想记下昨晚的头痛欲裂。这些日子以来有些频繁的头疼让我苦不堪言。也可能只有感受着感受到的,才能体会着。
一种由头至全身的僵硬的疼痛,一种欲裂欲死,一种就要窒息的空洞…该如何形容,没有裂没有死过,殊知这感同身受?
有句话说:对症方能下药。没有谁能比你更了解自己,能够治愈你的仅是自身对症状的把握,而不是依赖向别人不断展示自己的伤口,或是反复陈述自己的疼痛。更或者说,此时你只需记住这样一个道理。——世界上从来就不存在感同身受这回事。
靠在床上,微闭着眼睛,小烟不时的问我这问我那,我只是轻摆着手指,示意她不要出声。听不得也说不得了。极微的抖动都让我感受要炸了,也许只能这样形容。
喜欢的一个女子曾一直絮说着:疼痛,至少我还活着。又是积极的悲观。
疼的时候想到广告上撞墙的药丸,不觉得那些药能起作用,也从没有想过尝试。疼的时候想到如果是脑中有疾,麻烦就大了。
一笑置之,即使是,也是注定的,生死薄上每笔每画都是写好了不容更改也无法更改的。当然,死亡是太深刻的行为艺术,我没有能力。
不是在胡思乱想,更不是害怕惶恐,只是疼,仅此,而已…
一瞬间,觉得自己像条蛇,我喜欢的动物。

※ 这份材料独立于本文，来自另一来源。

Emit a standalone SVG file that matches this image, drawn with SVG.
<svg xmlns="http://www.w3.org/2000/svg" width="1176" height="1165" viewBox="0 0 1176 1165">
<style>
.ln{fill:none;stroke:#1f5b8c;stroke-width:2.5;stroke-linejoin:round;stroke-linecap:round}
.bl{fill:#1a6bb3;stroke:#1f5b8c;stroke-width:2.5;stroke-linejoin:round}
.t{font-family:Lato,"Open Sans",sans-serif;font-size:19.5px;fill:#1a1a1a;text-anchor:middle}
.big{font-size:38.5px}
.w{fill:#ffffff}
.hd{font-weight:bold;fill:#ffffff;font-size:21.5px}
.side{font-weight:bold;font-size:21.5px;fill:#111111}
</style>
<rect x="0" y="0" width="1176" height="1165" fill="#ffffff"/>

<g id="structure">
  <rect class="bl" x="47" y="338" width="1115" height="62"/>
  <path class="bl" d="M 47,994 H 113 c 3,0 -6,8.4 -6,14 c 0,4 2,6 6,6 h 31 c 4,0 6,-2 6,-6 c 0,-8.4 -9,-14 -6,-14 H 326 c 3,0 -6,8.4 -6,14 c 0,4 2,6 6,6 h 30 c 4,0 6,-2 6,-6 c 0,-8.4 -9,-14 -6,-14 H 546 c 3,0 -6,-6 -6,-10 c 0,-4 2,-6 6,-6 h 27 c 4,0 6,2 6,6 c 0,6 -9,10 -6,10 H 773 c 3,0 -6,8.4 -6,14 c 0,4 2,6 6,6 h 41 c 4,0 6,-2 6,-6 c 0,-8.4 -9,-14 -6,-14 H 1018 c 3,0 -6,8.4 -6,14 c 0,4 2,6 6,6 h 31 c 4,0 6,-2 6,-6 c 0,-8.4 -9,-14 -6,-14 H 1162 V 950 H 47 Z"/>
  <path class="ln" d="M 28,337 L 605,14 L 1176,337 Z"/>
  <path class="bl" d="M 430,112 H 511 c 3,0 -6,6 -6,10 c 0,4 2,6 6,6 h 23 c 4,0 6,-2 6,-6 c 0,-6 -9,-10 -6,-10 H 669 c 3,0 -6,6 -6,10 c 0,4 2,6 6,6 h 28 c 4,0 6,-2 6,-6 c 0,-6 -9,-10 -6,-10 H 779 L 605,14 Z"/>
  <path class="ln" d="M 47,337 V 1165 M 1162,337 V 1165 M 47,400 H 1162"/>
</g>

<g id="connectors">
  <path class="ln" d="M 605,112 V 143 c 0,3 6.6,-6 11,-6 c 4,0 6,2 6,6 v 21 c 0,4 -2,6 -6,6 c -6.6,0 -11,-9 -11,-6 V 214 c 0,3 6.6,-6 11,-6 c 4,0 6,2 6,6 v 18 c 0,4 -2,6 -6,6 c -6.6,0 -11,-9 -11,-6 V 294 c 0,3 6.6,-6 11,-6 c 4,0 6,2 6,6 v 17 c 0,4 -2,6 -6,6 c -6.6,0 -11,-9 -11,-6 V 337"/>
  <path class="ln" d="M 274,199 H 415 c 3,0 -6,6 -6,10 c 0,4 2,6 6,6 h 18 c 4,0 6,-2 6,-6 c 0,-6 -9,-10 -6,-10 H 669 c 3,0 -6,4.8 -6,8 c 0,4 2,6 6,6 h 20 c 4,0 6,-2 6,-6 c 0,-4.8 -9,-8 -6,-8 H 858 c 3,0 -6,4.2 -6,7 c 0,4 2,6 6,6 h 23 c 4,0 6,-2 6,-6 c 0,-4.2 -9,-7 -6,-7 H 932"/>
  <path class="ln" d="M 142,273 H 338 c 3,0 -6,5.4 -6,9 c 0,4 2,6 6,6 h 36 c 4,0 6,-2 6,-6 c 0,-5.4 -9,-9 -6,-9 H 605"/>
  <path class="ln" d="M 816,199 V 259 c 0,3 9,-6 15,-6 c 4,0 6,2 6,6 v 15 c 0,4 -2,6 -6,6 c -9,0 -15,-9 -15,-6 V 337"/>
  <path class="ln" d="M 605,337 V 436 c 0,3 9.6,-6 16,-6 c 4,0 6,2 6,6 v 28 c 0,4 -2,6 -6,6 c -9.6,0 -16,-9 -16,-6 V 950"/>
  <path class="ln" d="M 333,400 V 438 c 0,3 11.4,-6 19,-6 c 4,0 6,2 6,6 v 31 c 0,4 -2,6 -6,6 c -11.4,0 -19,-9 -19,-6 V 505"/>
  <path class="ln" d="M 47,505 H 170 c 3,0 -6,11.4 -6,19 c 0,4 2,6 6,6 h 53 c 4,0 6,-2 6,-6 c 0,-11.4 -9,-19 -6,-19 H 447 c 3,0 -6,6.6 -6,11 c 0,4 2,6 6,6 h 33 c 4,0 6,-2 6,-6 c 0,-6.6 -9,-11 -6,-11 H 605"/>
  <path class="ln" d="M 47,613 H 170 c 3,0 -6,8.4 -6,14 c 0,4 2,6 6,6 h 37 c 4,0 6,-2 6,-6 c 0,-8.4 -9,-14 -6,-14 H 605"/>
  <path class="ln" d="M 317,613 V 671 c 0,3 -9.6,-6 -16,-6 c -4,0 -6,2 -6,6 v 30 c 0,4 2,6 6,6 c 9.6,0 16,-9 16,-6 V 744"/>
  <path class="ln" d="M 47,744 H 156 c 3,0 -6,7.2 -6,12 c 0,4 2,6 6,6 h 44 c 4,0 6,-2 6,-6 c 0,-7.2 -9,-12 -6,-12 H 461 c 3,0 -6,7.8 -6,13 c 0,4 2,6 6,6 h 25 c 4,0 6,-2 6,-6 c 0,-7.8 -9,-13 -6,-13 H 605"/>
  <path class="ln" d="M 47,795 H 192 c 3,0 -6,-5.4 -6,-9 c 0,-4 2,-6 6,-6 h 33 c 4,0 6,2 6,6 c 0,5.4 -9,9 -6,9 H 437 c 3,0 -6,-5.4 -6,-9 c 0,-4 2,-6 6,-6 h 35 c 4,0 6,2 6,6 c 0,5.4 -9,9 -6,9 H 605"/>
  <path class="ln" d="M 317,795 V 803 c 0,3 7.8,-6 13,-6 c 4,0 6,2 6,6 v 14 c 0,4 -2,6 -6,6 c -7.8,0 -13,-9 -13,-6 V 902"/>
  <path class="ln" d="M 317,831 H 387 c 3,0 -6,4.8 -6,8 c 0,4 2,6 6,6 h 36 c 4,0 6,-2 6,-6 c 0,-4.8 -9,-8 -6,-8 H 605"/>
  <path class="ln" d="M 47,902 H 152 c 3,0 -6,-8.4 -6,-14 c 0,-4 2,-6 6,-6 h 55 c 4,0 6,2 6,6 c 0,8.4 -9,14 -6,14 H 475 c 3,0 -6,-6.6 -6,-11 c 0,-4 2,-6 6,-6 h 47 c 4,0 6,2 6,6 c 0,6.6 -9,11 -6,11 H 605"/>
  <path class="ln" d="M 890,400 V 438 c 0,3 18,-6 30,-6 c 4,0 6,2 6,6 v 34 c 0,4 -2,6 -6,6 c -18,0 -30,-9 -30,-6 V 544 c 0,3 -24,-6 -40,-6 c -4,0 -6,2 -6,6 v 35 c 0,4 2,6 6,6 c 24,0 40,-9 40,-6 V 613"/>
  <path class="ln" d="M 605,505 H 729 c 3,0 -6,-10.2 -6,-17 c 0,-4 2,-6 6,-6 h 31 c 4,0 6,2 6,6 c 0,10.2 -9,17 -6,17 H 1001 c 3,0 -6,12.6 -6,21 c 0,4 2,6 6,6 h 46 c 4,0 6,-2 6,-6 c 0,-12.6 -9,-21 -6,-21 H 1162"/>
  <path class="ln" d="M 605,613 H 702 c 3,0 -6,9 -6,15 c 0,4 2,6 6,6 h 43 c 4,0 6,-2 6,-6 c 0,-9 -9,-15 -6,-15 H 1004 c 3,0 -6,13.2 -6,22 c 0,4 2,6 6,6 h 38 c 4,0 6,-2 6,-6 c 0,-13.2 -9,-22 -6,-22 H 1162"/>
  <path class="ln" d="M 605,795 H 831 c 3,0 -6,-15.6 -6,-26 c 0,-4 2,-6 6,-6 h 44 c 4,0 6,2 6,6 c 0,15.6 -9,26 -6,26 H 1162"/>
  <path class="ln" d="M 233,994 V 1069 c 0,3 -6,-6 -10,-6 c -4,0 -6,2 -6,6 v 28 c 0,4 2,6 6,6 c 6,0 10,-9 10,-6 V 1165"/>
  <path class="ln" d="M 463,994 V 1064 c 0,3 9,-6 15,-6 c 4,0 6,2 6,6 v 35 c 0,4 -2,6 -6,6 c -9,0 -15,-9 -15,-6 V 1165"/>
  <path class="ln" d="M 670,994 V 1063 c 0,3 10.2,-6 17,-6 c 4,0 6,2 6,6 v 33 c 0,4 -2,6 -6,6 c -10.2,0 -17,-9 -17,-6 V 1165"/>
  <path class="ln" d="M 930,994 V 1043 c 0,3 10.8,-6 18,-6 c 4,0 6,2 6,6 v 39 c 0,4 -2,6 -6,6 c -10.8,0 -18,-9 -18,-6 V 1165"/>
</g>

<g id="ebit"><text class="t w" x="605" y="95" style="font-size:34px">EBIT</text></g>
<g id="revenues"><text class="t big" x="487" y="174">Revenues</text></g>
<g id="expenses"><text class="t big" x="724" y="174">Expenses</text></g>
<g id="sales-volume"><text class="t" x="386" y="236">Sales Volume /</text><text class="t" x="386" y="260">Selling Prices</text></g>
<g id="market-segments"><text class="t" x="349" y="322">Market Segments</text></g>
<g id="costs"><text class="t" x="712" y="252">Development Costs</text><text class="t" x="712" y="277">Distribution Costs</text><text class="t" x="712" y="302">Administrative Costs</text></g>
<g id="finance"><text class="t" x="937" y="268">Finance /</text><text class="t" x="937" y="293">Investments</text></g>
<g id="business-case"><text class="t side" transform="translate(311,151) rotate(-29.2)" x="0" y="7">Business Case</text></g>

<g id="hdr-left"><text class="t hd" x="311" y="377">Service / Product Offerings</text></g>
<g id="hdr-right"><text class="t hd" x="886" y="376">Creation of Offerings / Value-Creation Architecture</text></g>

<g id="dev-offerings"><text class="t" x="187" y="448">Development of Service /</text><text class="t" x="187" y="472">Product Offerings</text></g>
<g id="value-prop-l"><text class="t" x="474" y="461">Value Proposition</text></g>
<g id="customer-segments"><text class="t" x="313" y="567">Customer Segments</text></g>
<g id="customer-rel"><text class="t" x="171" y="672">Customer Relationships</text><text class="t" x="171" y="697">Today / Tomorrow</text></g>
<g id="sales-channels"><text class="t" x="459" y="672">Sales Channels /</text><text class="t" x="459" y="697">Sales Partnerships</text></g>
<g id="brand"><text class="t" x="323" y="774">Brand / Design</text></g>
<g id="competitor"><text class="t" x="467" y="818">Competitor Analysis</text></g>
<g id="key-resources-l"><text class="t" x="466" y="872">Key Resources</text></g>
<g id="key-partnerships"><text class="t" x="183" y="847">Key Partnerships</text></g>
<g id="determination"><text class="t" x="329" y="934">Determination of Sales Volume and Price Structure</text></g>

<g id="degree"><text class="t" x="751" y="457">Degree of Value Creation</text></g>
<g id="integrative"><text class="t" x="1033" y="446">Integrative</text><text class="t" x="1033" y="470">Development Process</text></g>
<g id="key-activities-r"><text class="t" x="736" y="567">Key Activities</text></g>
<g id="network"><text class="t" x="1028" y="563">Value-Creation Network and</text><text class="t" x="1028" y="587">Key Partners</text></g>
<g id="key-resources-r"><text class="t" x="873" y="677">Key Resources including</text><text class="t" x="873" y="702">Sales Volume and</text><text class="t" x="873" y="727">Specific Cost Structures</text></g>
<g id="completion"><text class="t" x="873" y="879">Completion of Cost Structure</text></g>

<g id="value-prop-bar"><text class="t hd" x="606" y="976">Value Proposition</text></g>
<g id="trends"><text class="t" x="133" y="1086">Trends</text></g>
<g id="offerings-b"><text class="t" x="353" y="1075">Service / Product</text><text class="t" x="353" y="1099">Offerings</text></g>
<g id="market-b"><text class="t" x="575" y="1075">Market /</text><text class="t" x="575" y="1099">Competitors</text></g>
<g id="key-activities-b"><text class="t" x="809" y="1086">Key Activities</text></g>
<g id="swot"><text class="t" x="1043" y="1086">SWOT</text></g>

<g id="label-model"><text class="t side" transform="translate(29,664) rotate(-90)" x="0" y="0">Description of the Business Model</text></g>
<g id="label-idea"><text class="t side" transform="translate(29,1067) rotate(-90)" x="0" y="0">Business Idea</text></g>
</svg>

或者因为属蛇,也体寒,也喜暖,也向往如同蛇一样可以冬眠,偏爱蜷缩。
一边窥视着这个世界,一边悄悄蜕变,等待春暖花开,等待蔷薇满墙…
自己给自己标注着一个独特的生命符号。
没有人知道蛇会不会头疼。
如同没有人见过风,我们都没有。可曾见,波微凌,树低头时,便是风过处…
前些日有些暖意,今晨却瑟瑟的冷了,有风穿梭而过。
其实,我们刚刚才飞过冬天。三月就是那条幽长的巷子,从冬走向春的巷子。
越走越远时,冬站在巷的那一头。这一头,阳光正暖,花儿开得正好。
还想说很多,却见巷那边,冰封三尺,冻结了所有的声音。
仿佛隔了山川隔了沧海,蝴蝶怎可飞渡。